Getting a song stuck in my head is one of the purest musical experiences I can have, in life. To have a song get its hooks in you is like communing with its author and performer. Currently, there aren't many bands in the Northwest as facile with crafting hooks as Trees and Timber. It's been a thrill to watch them rise through the ranks in Tacoma since their inception in 2011, with 2014 being one of their busiest years yet - seemingly constant gigging, with their debut LP getting two release shows this Saturday.

Like Lowe and Costello, Trees and Timber have a knack for writing perfect pop songs that don't just get by on production sheen. There's a tactile feel to Trees and Timber that lends weight to songs that are otherwise light as a feather. On their new LP, Hello, My Name is Love, their '70s AM pop-indebted songs skate by like long-lost favorites.

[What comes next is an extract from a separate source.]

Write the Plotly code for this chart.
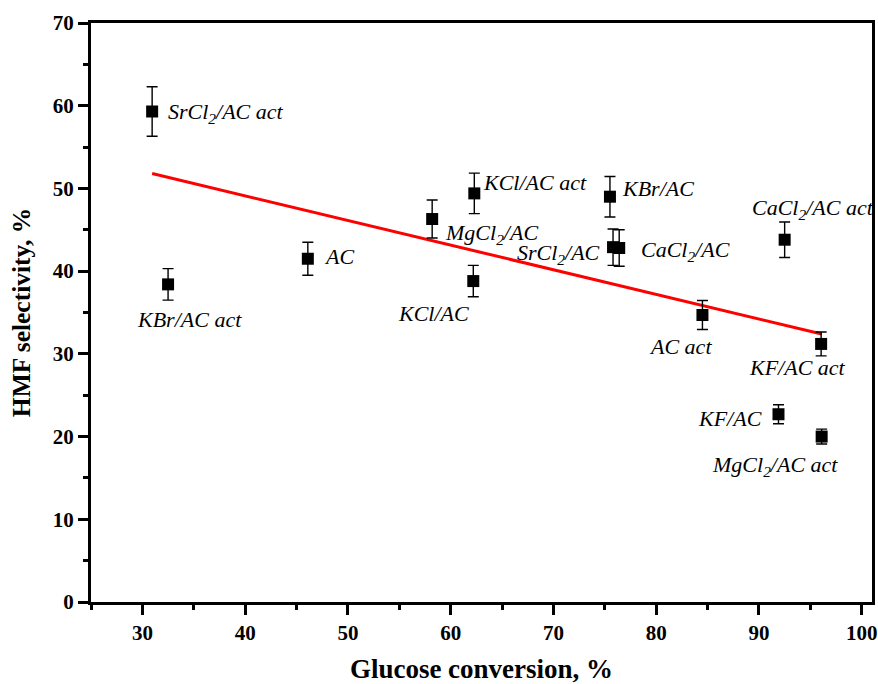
import plotly.graph_objects as go

# ---- data ----
samples = ["SrCl<sub>2</sub>/AC act", "KBr/AC act", "AC", "MgCl<sub>2</sub>/AC",
           "KCl/AC act", "KCl/AC", "KBr/AC", "SrCl<sub>2</sub>/AC",
           "CaCl<sub>2</sub>/AC", "CaCl<sub>2</sub>/AC act", "AC act",
           "KF/AC act", "KF/AC", "MgCl<sub>2</sub>/AC act"]
conversion = [30.95, 32.5, 46.1, 58.2, 62.3, 62.2, 75.5, 75.8, 76.4, 92.5, 84.5, 96.05, 91.9, 96.1]
selectivity = [59.3, 38.4, 41.5, 46.3, 49.4, 38.8, 49.0, 42.9, 42.8, 43.8, 34.7, 31.2, 22.7, 20.0]
sel_error = [3.0, 1.9, 2.0, 2.3, 2.45, 1.9, 2.45, 2.2, 2.2, 2.15, 1.75, 1.45, 1.15, 0.9]

fit_x = [30.95, 96.1]
fit_y = [51.8, 32.4]

x_ticks = [30, 40, 50, 60, 70, 80, 90, 100]
y_ticks = [0, 10, 20, 30, 40, 50, 60, 70]

# label placement (pixel offsets from the point: dx right, dy down) and anchor
label_dx = [14, 21, 14, 11, 7, -40, 10, -11, 20, 28, -22, -24, -14, -47]
label_dy = [1, 35, -2, 15, -11, 32, -8, 7, 3, -31, 32, 24, 4, 29]
label_anchor = ["left", "center", "left", "left", "left", "center", "left", "right",
                "left", "center", "center", "center", "right", "center"]

fig = go.Figure()

fig.add_trace(go.Scatter(
    x=fit_x, y=fit_y, mode="lines",
    line=dict(color="#ff0000", width=3), showlegend=False, hoverinfo="skip"))

fig.add_trace(go.Scatter(
    x=conversion, y=selectivity, mode="markers",
    marker=dict(symbol="square", size=12, color="black"),
    error_y=dict(type="data", array=sel_error, visible=True,
                 color="black", thickness=1.4, width=5.5),
    showlegend=False))

for xv, yv, txt, dx, dy, anc in zip(conversion, selectivity, samples, label_dx, label_dy, label_anchor):
    fig.add_annotation(
        x=xv, y=yv, xref="x", yref="y", text="<i>" + txt + "</i>", showarrow=False,
        xanchor=anc, yanchor="middle", xshift=dx, yshift=-dy,
        font=dict(family="Liberation Serif", size=22, color="black"))

axis_common = dict(
    showline=True, linewidth=3, linecolor="black", mirror=True,
    ticks="outside", ticklen=10, tickwidth=3, tickcolor="black",
    showgrid=False, zeroline=False, automargin=False,
    tickfont=dict(family="Liberation Serif", size=21, color="black"),
    minor=dict(ticks="outside", ticklen=5, tickwidth=3, tickcolor="black", dtick=5, showgrid=False),
)

fig.update_xaxes(
    range=[25, 101], tickmode="array", tickvals=x_ticks,
    ticktext=[f"<b>{v}</b>" for v in x_ticks],
    title=dict(text="<b>Glucose conversion, %</b>",
               font=dict(family="Liberation Serif", size=27, color="black")),
    **axis_common)
fig.update_yaxes(
    range=[0, 70], tickmode="array", tickvals=y_ticks,
    ticktext=[f"<b>{v}</b>" for v in y_ticks],
    title=dict(text="<b>HMF selectivity, %</b>",
               font=dict(family="Liberation Serif", size=25.5, color="black")),
    **axis_common)

fig.update_layout(
    width=878, height=684,
    margin=dict(l=91, r=6, t=23, b=82),
    plot_bgcolor="white", paper_bgcolor="white",
)

fig.write_html("out.html")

The bouncy, piano-led opener of "Wolf & Sheep" is an ideal lead-in for an album full of music that sounds like it's been played for years, while simultaneously sounding fresh enough to stick in your brain for long after your first listen. It's not easy to record an album that feels like it's assembled entirely out of singles.

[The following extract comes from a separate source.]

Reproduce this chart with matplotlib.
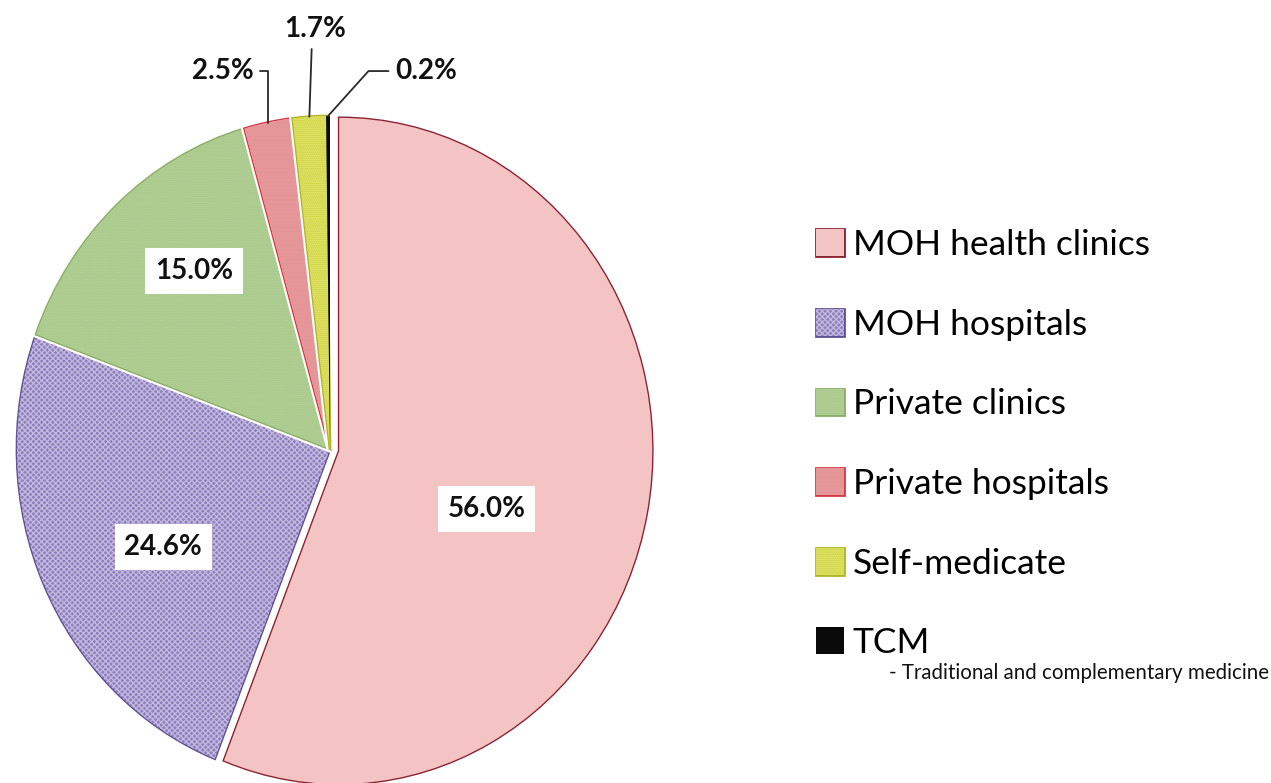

"Me and Joe (Baker) had been in a relationship for seven years," says bassist Gwen Lewandoski. "He was playing in a band that fizzled out, so I was playing bass, and we started writing songs together. ... We don't have any artists in mind, but I think we all pull from the same influences. We just love pop music from the '70s. We love the Who, we love the Beatles, we love the Kinks, and a lot of that British pop. Also, Harry Nilsson. We just want to write pop songs."

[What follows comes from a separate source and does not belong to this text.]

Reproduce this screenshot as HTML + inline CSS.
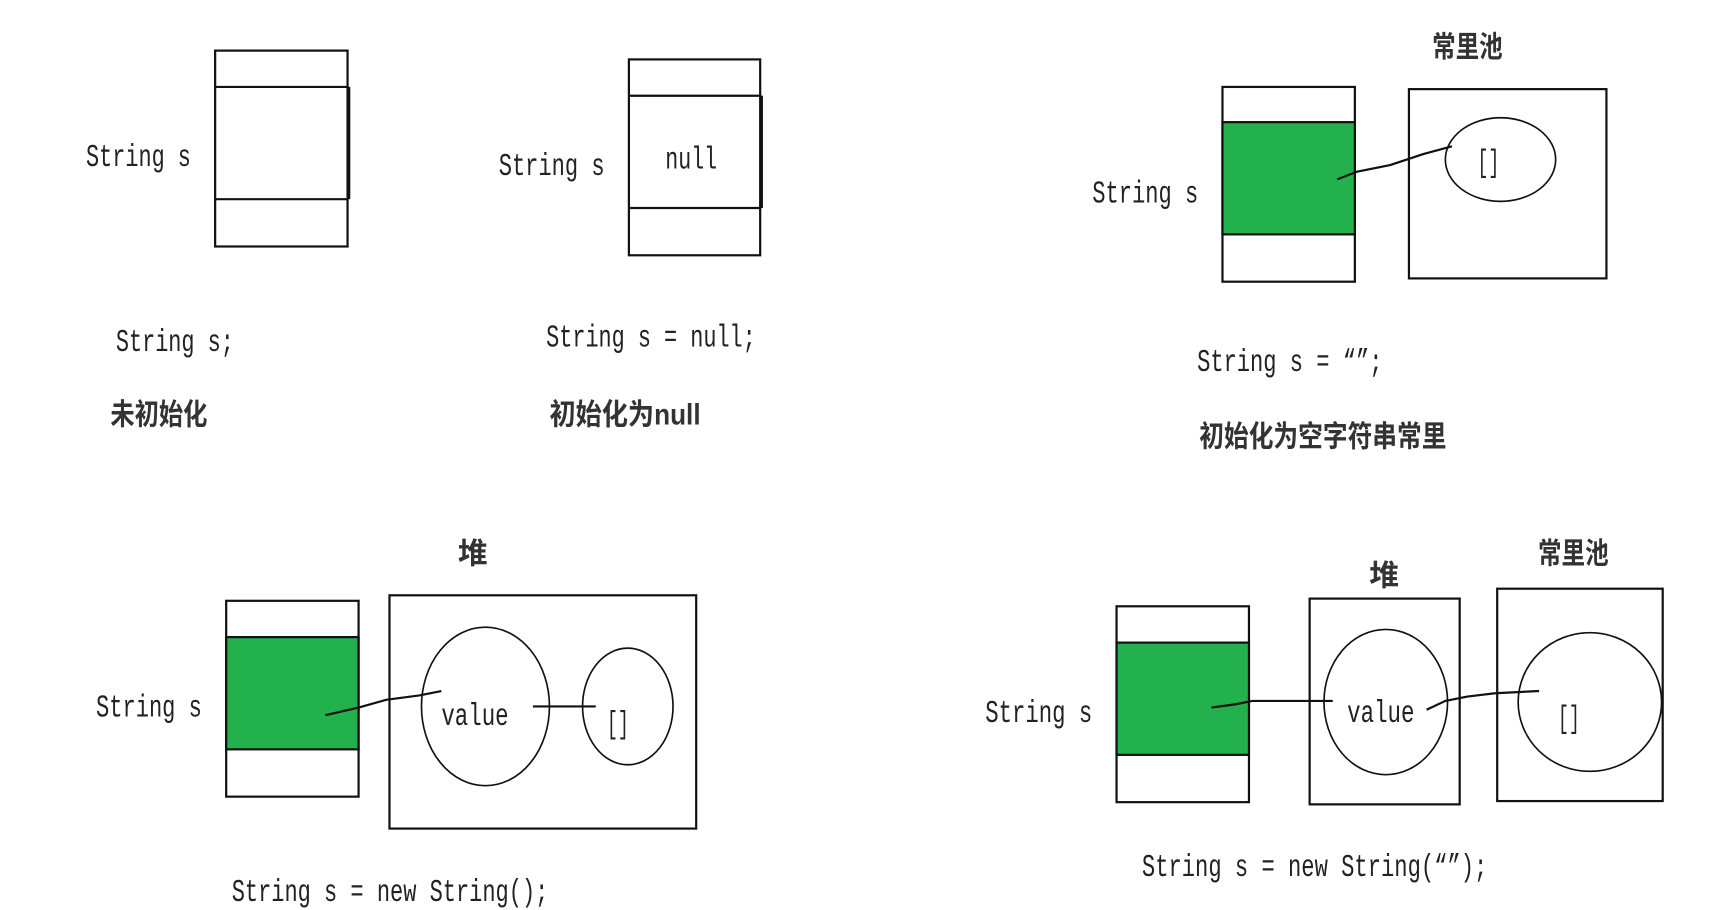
<!DOCTYPE html>
<html><head><meta charset="utf-8"><style>
html,body{margin:0;padding:0;background:#fff;overflow:hidden}
svg{display:block}
text{font-family:"Liberation Mono","Noto Sans CJK SC",monospace;font-size:29px;fill:#222}
.c{font-family:"Liberation Sans","Noto Sans CJK SC",sans-serif;font-size:27px;font-weight:bold;fill:#333}
</style></head><body>
<svg width="1730" height="910" viewBox="0 0 1568 827" preserveAspectRatio="none" xmlns="http://www.w3.org/2000/svg">
<g fill="none" stroke="#111" stroke-width="2">
<rect x="195" y="46" width="120" height="178"/>
<line x1="195" y1="79" x2="316" y2="79"/><line x1="195" y1="181" x2="316" y2="181"/>
<line x1="316" y1="79" x2="316" y2="181" stroke-width="3"/>
<rect x="570" y="54" width="119" height="178"/>
<line x1="570" y1="87" x2="690" y2="87"/><line x1="570" y1="189" x2="690" y2="189"/>
<line x1="690" y1="87" x2="690" y2="189" stroke-width="3"/>
<rect x="1108" y="79" width="120" height="177"/>
<rect x="1108" y="111" width="120" height="102" fill="#22b14c"/>
<rect x="1277" y="81" width="179" height="172"/>
<ellipse cx="1360" cy="145" rx="50" ry="38" stroke-width="1.5"/>
<polyline points="1212,163 1230,156 1260,150 1290,140 1316,133"/>
<rect x="205" y="546" width="120" height="178"/>
<rect x="205" y="579" width="120" height="102" fill="#22b14c"/>
<rect x="353" y="541" width="278" height="212"/>
<ellipse cx="440" cy="642" rx="58" ry="72" stroke-width="1.5"/>
<ellipse cx="569" cy="642" rx="41" ry="53" stroke-width="1.5"/>
<polyline points="295,650 325,643 350,636 380,632 400,628"/>
<line x1="483" y1="642" x2="540" y2="642"/>
<rect x="1012" y="551" width="120" height="178"/>
<rect x="1012" y="584" width="120" height="102" fill="#22b14c"/>
<rect x="1187" y="544" width="136" height="187"/>
<rect x="1357" y="535" width="150" height="193"/>
<ellipse cx="1256" cy="638" rx="56" ry="66" stroke-width="1.5"/>
<ellipse cx="1441" cy="638" rx="65" ry="63" stroke-width="1.5"/>
<polyline points="1098,643 1120,640 1135,637 1208,637"/>
<polyline points="1293,645 1310,637 1330,633 1355,630 1395,628"/>
</g>
<g>
<text x="78" y="151" textLength="95" lengthAdjust="spacingAndGlyphs">String s</text>
<text x="105" y="319" textLength="107" lengthAdjust="spacingAndGlyphs">String s;</text>
<text class="c" x="100" y="386" textLength="88" lengthAdjust="spacingAndGlyphs">未初始化</text>

<text x="452" y="159" textLength="96" lengthAdjust="spacingAndGlyphs">String s</text>
<text x="603" y="153" textLength="47" lengthAdjust="spacingAndGlyphs">null</text>
<text x="495" y="315" textLength="190" lengthAdjust="spacingAndGlyphs">String s = null;</text>
<text class="c" x="498" y="386" textLength="137" lengthAdjust="spacingAndGlyphs">初始化为null</text>

<text class="c" x="1298" y="52" textLength="64" lengthAdjust="spacingAndGlyphs">常里池</text>
<text x="990" y="184" textLength="96" lengthAdjust="spacingAndGlyphs">String s</text>
<text x="1339" y="156" textLength="20" lengthAdjust="spacingAndGlyphs">[]</text>
<text x="1085" y="337" textLength="168" lengthAdjust="spacingAndGlyphs">String s = “”;</text>
<text class="c" x="1087" y="406" textLength="224" lengthAdjust="spacingAndGlyphs">初始化为空字符串常里</text>

<text class="c" x="415" y="512">堆</text>
<text x="87" y="651" textLength="96" lengthAdjust="spacingAndGlyphs">String s</text>
<text x="400" y="659" textLength="61" lengthAdjust="spacingAndGlyphs">value</text>
<text x="550" y="666" textLength="20" lengthAdjust="spacingAndGlyphs">[]</text>
<text x="210" y="819" textLength="287" lengthAdjust="spacingAndGlyphs">String s = new String();</text>

<text class="c" x="1241" y="532">堆</text>
<text class="c" x="1394" y="512" textLength="64" lengthAdjust="spacingAndGlyphs">常里池</text>
<text x="893" y="656" textLength="97" lengthAdjust="spacingAndGlyphs">String s</text>
<text x="1221" y="656" textLength="61" lengthAdjust="spacingAndGlyphs">value</text>
<text x="1412" y="661" textLength="20" lengthAdjust="spacingAndGlyphs">[]</text>
<text x="1035" y="796" textLength="313" lengthAdjust="spacingAndGlyphs">String s = new String(“”);</text>
</g>
</svg>
</body></html>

Harry Nilsson is a particular influence that comes across in the music of Trees and Timber. Nilsson's way of crafting pop songs in different voices that always ended up feeling like him is a factor that courses through Hello, My Name is Love. While there's a majority of songs that reference '70s Brit-pop, some songs verge into stranger territory, like the Modest Mouse-esque rural indie rock of "Electric Gypsie Lovechile." Meanwhile, "Believe in Soon" is the sort of blues-rock rave-up that would've fit quite comfortably in fellow Stiff Records signee Dave Edmunds.

What Trees and Timber have is a brittle sugar-pop that threatens at every moment to crackle. With every sweet hook comes the notion that the guitars will overtake everything and bring the hooks down into the gutter. This is what makes this dirty pop so exciting - building something beautiful and feigning to tear it down.